─── LISTED RECORDS

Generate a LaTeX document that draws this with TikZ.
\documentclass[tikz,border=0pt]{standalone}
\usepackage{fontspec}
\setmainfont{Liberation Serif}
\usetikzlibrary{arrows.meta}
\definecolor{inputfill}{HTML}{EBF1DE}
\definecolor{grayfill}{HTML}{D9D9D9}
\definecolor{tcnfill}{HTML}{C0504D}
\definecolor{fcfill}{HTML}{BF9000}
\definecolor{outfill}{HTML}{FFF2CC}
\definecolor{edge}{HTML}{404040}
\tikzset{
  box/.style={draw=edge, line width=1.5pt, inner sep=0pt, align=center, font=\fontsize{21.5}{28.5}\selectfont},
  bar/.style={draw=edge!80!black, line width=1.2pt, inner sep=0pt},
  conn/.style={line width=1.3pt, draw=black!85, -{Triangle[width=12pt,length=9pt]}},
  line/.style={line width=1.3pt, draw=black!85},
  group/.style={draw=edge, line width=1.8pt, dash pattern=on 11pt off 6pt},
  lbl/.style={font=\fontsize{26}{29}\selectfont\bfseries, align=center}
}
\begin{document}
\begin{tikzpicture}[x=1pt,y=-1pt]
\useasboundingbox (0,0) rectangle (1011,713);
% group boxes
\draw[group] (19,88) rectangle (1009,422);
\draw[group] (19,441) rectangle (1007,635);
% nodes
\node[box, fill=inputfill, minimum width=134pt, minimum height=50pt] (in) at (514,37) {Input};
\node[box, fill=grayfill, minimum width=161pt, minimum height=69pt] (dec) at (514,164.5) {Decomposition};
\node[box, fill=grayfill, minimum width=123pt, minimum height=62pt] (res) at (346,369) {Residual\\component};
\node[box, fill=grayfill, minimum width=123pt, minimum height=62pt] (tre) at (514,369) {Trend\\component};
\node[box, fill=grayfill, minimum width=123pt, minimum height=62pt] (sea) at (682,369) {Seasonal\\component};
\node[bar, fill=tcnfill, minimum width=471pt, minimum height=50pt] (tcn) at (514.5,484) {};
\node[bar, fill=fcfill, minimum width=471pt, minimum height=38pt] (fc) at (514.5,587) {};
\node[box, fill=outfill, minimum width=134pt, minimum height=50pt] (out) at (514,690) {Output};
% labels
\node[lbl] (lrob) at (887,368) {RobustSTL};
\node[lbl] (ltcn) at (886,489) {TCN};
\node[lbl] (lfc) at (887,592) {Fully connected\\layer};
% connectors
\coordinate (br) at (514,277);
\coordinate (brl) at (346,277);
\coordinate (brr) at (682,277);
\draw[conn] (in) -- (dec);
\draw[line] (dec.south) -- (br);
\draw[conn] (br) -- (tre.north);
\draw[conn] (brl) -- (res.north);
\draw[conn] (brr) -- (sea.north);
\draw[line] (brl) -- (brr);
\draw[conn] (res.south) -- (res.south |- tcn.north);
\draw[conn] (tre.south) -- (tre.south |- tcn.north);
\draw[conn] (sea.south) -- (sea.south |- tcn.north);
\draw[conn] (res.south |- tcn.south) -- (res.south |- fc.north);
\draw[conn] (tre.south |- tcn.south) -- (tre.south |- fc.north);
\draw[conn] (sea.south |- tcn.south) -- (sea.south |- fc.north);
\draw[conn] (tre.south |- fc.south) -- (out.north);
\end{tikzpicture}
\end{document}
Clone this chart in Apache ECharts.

──────

- [INSTRUCTION]: Make an exact copy of the material above.

- [WRITTEN REPLY]:
Generate a LaTeX document that draws this with TikZ.
\documentclass[tikz,border=0pt]{standalone}
\usepackage{fontspec}
\setmainfont{Liberation Serif}
\usetikzlibrary{arrows.meta}
\definecolor{inputfill}{HTML}{EBF1DE}
\definecolor{grayfill}{HTML}{D9D9D9}
\definecolor{tcnfill}{HTML}{C0504D}
\definecolor{fcfill}{HTML}{BF9000}
\definecolor{outfill}{HTML}{FFF2CC}
\definecolor{edge}{HTML}{404040}
\tikzset{
  box/.style={draw=edge, line width=1.5pt, inner sep=0pt, align=center, font=\fontsize{21.5}{28.5}\selectfont},
  bar/.style={draw=edge!80!black, line width=1.2pt, inner sep=0pt},
  conn/.style={line width=1.3pt, draw=black!85, -{Triangle[width=12pt,length=9pt]}},
  line/.style={line width=1.3pt, draw=black!85},
  group/.style={draw=edge, line width=1.8pt, dash pattern=on 11pt off 6pt},
  lbl/.style={font=\fontsize{26}{29}\selectfont\bfseries, align=center}
}
\begin{document}
\begin{tikzpicture}[x=1pt,y=-1pt]
\useasboundingbox (0,0) rectangle (1011,713);
% group boxes
\draw[group] (19,88) rectangle (1009,422);
\draw[group] (19,441) rectangle (1007,635);
% nodes
\node[box, fill=inputfill, minimum width=134pt, minimum height=50pt] (in) at (514,37) {Input};
\node[box, fill=grayfill, minimum width=161pt, minimum height=69pt] (dec) at (514,164.5) {Decomposition};
\node[box, fill=grayfill, minimum width=123pt, minimum height=62pt] (res) at (346,369) {Residual\\component};
\node[box, fill=grayfill, minimum width=123pt, minimum height=62pt] (tre) at (514,369) {Trend\\component};
\node[box, fill=grayfill, minimum width=123pt, minimum height=62pt] (sea) at (682,369) {Seasonal\\component};
\node[bar, fill=tcnfill, minimum width=471pt, minimum height=50pt] (tcn) at (514.5,484) {};
\node[bar, fill=fcfill, minimum width=471pt, minimum height=38pt] (fc) at (514.5,587) {};
\node[box, fill=outfill, minimum width=134pt, minimum height=50pt] (out) at (514,690) {Output};
% labels
\node[lbl] (lrob) at (887,368) {RobustSTL};
\node[lbl] (ltcn) at (886,489) {TCN};
\node[lbl] (lfc) at (887,592) {Fully connected\\layer};
% connectors
\coordinate (br) at (514,277);
\coordinate (brl) at (346,277);
\coordinate (brr) at (682,277);
\draw[conn] (in) -- (dec);
\draw[line] (dec.south) -- (br);
\draw[conn] (br) -- (tre.north);
\draw[conn] (brl) -- (res.north);
\draw[conn] (brr) -- (sea.north);
\draw[line] (brl) -- (brr);
\draw[conn] (res.south) -- (res.south |- tcn.north);
\draw[conn] (tre.south) -- (tre.south |- tcn.north);
\draw[conn] (sea.south) -- (sea.south |- tcn.north);
\draw[conn] (res.south |- tcn.south) -- (res.south |- fc.north);
\draw[conn] (tre.south |- tcn.south) -- (tre.south |- fc.north);
\draw[conn] (sea.south |- tcn.south) -- (sea.south |- fc.north);
\draw[conn] (tre.south |- fc.south) -- (out.north);
\end{tikzpicture}
\end{document}
Clone this chart in Apache ECharts.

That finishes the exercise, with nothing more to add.